### Aim of the exercise
Please output every line of the material as it stands, without the pictures.

### Dataset extract
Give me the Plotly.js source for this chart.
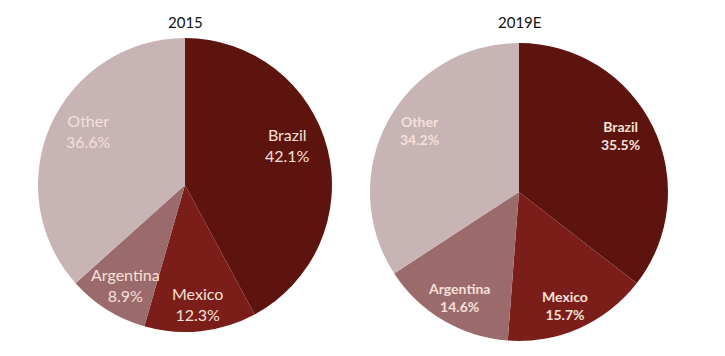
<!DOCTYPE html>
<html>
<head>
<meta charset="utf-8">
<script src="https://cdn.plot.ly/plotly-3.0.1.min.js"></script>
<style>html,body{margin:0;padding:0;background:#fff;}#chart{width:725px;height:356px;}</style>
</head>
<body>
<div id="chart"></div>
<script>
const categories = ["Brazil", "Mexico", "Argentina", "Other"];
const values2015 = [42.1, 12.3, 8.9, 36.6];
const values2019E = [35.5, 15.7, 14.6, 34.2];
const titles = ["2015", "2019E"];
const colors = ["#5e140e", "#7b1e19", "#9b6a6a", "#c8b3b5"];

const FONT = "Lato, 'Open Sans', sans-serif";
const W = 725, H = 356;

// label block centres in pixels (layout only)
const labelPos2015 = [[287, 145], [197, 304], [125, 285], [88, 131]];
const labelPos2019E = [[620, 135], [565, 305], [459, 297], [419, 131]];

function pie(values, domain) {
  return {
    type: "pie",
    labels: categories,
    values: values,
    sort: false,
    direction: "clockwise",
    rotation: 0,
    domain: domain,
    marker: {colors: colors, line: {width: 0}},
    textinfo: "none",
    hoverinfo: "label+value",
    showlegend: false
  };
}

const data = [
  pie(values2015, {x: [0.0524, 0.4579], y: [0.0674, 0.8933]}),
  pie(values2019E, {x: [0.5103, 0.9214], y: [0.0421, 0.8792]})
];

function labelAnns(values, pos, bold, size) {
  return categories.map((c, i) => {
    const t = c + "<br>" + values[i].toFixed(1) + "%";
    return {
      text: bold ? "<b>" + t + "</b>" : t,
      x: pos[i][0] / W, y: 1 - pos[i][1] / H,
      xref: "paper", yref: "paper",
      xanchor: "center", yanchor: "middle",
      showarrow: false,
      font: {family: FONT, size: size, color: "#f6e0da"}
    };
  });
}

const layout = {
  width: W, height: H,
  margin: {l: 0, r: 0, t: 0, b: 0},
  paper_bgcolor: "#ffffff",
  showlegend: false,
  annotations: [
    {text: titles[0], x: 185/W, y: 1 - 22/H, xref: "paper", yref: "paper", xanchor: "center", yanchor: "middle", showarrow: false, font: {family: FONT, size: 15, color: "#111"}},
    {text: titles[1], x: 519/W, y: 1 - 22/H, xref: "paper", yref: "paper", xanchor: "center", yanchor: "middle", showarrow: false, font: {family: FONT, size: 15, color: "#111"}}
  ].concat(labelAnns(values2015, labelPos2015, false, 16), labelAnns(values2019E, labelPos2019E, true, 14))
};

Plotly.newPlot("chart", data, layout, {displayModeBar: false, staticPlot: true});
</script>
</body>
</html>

### Solution to this task
Give me the Plotly.js source for this chart.
<!DOCTYPE html>
<html>
<head>
<meta charset="utf-8">
<script src="https://cdn.plot.ly/plotly-3.0.1.min.js"></script>
<style>html,body{margin:0;padding:0;background:#fff;}#chart{width:725px;height:356px;}</style>
</head>
<body>
<div id="chart"></div>
<script>
const categories = ["Brazil", "Mexico", "Argentina", "Other"];
const values2015 = [42.1, 12.3, 8.9, 36.6];
const values2019E = [35.5, 15.7, 14.6, 34.2];
const titles = ["2015", "2019E"];
const colors = ["#5e140e", "#7b1e19", "#9b6a6a", "#c8b3b5"];

const FONT = "Lato, 'Open Sans', sans-serif";
const W = 725, H = 356;

// label block centres in pixels (layout only)
const labelPos2015 = [[287, 145], [197, 304], [125, 285], [88, 131]];
const labelPos2019E = [[620, 135], [565, 305], [459, 297], [419, 131]];

function pie(values, domain) {
  return {
    type: "pie",
    labels: categories,
    values: values,
    sort: false,
    direction: "clockwise",
    rotation: 0,
    domain: domain,
    marker: {colors: colors, line: {width: 0}},
    textinfo: "none",
    hoverinfo: "label+value",
    showlegend: false
  };
}

const data = [
  pie(values2015, {x: [0.0524, 0.4579], y: [0.0674, 0.8933]}),
  pie(values2019E, {x: [0.5103, 0.9214], y: [0.0421, 0.8792]})
];

function labelAnns(values, pos, bold, size) {
  return categories.map((c, i) => {
    const t = c + "<br>" + values[i].toFixed(1) + "%";
    return {
      text: bold ? "<b>" + t + "</b>" : t,
      x: pos[i][0] / W, y: 1 - pos[i][1] / H,
      xref: "paper", yref: "paper",
      xanchor: "center", yanchor: "middle",
      showarrow: false,
      font: {family: FONT, size: size, color: "#f6e0da"}
    };
  });
}

const layout = {
  width: W, height: H,
  margin: {l: 0, r: 0, t: 0, b: 0},
  paper_bgcolor: "#ffffff",
  showlegend: false,
  annotations: [
    {text: titles[0], x: 185/W, y: 1 - 22/H, xref: "paper", yref: "paper", xanchor: "center", yanchor: "middle", showarrow: false, font: {family: FONT, size: 15, color: "#111"}},
    {text: titles[1], x: 519/W, y: 1 - 22/H, xref: "paper", yref: "paper", xanchor: "center", yanchor: "middle", showarrow: false, font: {family: FONT, size: 15, color: "#111"}}
  ].concat(labelAnns(values2015, labelPos2015, false, 16), labelAnns(values2019E, labelPos2019E, true, 14))
};

Plotly.newPlot("chart", data, layout, {displayModeBar: false, staticPlot: true});
</script>
</body>
</html>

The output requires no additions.